On the average value of the canonical height in higher dimensional families of elliptic curves (Q2928540)

Let \(K\) be the rational function field \(\mathbb{Q}[T_1,\cdots,T_n]\) and \(\mathbf{T}=(T_1,\cdots, T_n)\). Let \(E_{\mathbf{T}}\) be an elliptic curve over \(K\) defined by \(Y^2=X^3+A(\mathbf{T})X+B(\mathbf{T})\) with \(A(\mathbf{T}), B(\mathbf{T})\in \mathbb{Z}[\mathbf{T}]\). Assume that there is no nonconstant \(g(\mathbf{T})\in \mathbb{Q}[\mathbf{T}]\) such that \(A(\mathbf{T})/g(\mathbf{Y})^4, B(\mathbf{T})/g(\mathbf{T})^6\in\mathbb{Z}[\mathbf{T}]\), and that at least one of \(A(\mathbf{T}), B(\mathbf{T})\) is not constant. Let \(\Delta_E(\mathbf{T})\) denote the discriminant of \(E\), and let \(\mathbb{Q}^n(\Delta_E)\) be the set of all \(\omega=(\omega_1,\cdots,\omega_n)\in \mathbb{Q}^n\) such that \(\Delta_E(\omega)\neq 0\).
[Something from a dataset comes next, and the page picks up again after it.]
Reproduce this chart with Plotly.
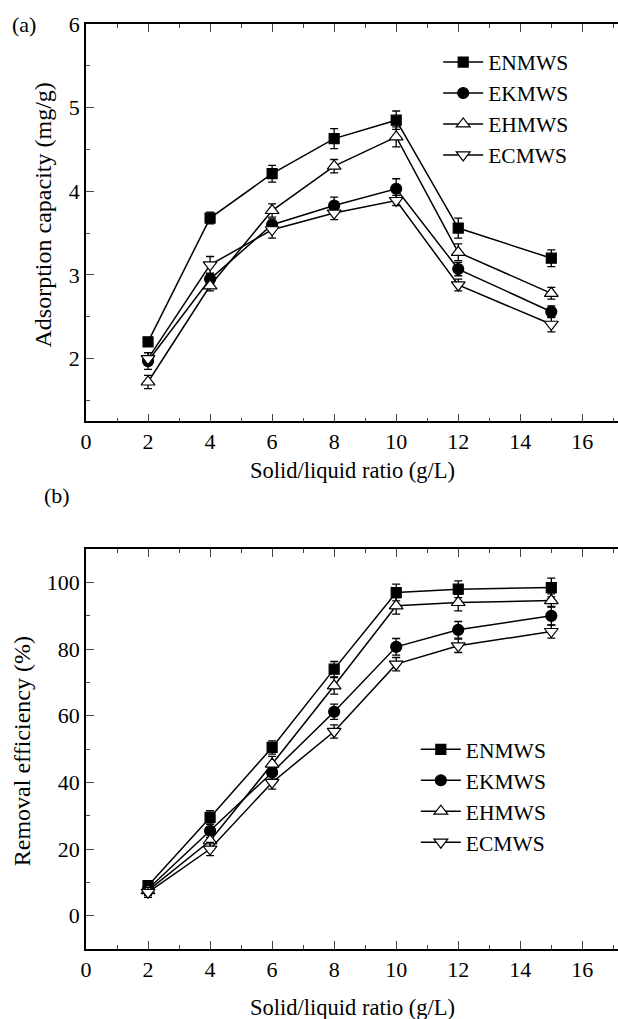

Let \(\hat{h}_{E_{\omega}}\) (resp. \(h\)) denote the canonical height on \(E_{\omega}\) (resp. the logarithmic height on \(\mathbb{P}^n_{\mathbb{Q}}\)). In this paper the author focuses on the average value of the ratio \(\hat{h}_{E_{\omega}}(P_{\omega})/h(\omega)\) for a fixed rational point \(P_{\mathbf{T}}\in E(K)\) and obtain the following theorem. Let \(\mathbb{Q}^n_B(\Delta_E)=\{\omega\in\mathbb{Q}^n;1<e^{h(\omega)}\leq B\) and \(\Delta_E(\omega)\neq 0\}, E(K)_{\text{nt}}=\{P\in E(K); P\) is not a torsion point\(\}\), \(\mathbb{Q}^n_B(\Delta_E,P)=\{\omega\in \mathbb{Q}^n_B(\Delta_E);P_{\omega}\) is defined\(\}\), and let \(\underline{Ah}_E^{\mathbb{Q}}(P)=\liminf_{B\rightarrow\infty}1/\sharp(\mathbb{Q}^n_B(\Delta_E,P))\cdot\sum_{\omega\in\mathbb{Q}^n_B(\Delta_E,P)}\hat{h}_{E_{\omega}}/h(\omega)\). Then there exists a constant \(L>0\) depending only on \(\Delta_E\) such that \(\underline{Ah}_E^{\mathbb{Q}}(P)\geq L\) holds for all \(P\in E(K)_{\text{nt}}\).